Arrangements zwischen den Gewerkschaften und Unternehmerverbänden unter strikter Kontrolle des Ministeriums für Arbeit haben in Zimbabwe eine lange Tradition. Die korporative Praxis fand erst ihr Ende, als Mitte der neunziger Jahre die verheerenden sozialen Folgen der Strukturanpassungspolitik offensichtlich wurden und sich die Gewerkschaften von der staatlichen Kontrolle lösen konnten. Ende der achtziger Jahre hatte die CZI im Bündnis mit der Zanu (PF)-Regierung die Öffnung der Wirtschaft durchgesetzt.

Die Klassenallianz könnte in naher Zukunft vor einer Zerreißprobe stehen, warnen linke Kritiker wie Munyaradzi Gwisai, ein Aktivist der trotzkistischen International Socialist Organisation und Parlamentsmitglied für das MDC. Er kritisiert, das MDC-Manifest sei »ein Programm für marktwirtschaftliche Reformen, ein Programm für die Weiterführung des Strukturanpassungsprogramms. Und daraus ergibt sich ein Widerspruch zwischen der Tatsache, dass die Basis des MDC eine Verbesserung ihrer Lebensbedingungen einfordert (...), und der Tatsache, dass die MDC-Führung ein Programm favorisiert, das ihre Lage weiter verschlechtern wird.«

Der Zanu (PF) eröffnete die neoliberale Ausrichtung des MDC die Möglichkeit, ihn mit einer Rückkehr zur antiimperialistischen Rhetorik ihrer frühen Jahre links zu überholen. Die Machthaber versuchen, mit der schnellen Enteignung von Großfarmern und der Verteilung von Land an Kleinbauern ihre verlorene Hegemonie zu erneuern. Ihre jahrelang gepflegten Beziehungen zu den von Weißen dominierten Industrieverbänden und der Interessenvertretung der Großbauern hofft die Regierung ersetzen zu können durch die verstärkte Unterstützung einer loyalen schwarzen Mittelklasse, die mit affirmative action- Programmen politisch und wirtschaftlich gefördert werden soll.

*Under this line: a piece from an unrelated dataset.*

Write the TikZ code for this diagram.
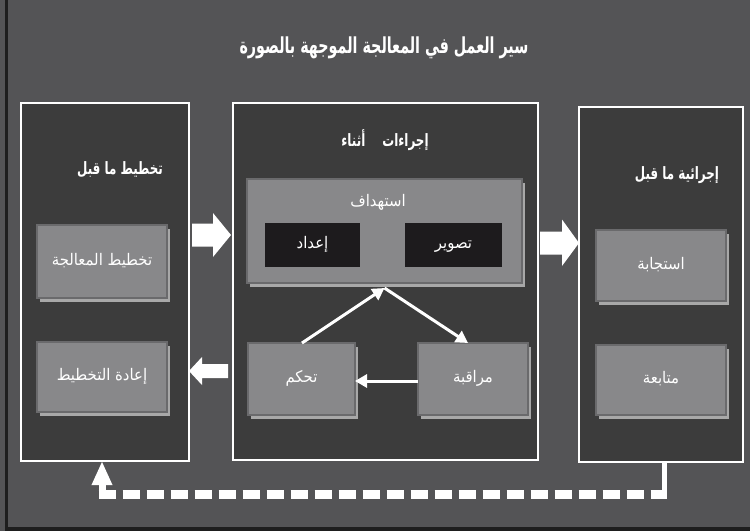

In der Propaganda des Informationsministeriums ist das MDC ausschließlich eine Handpuppe britischer und südafrikanischer Reaktionäre. Diese Ignoranz gegenüber dem Charakter des breiten Bündnisses soll eine zunehmend gewalttätige Unterdrückung jeglicher Kritik rechtfertigen. Angriffe auf staatsunabhängige Medien und die Abschaffung einer autonomen Rechtssprechung sind Teile einer Strategie, mit der sich die Zanu (PF) an der Macht halten will.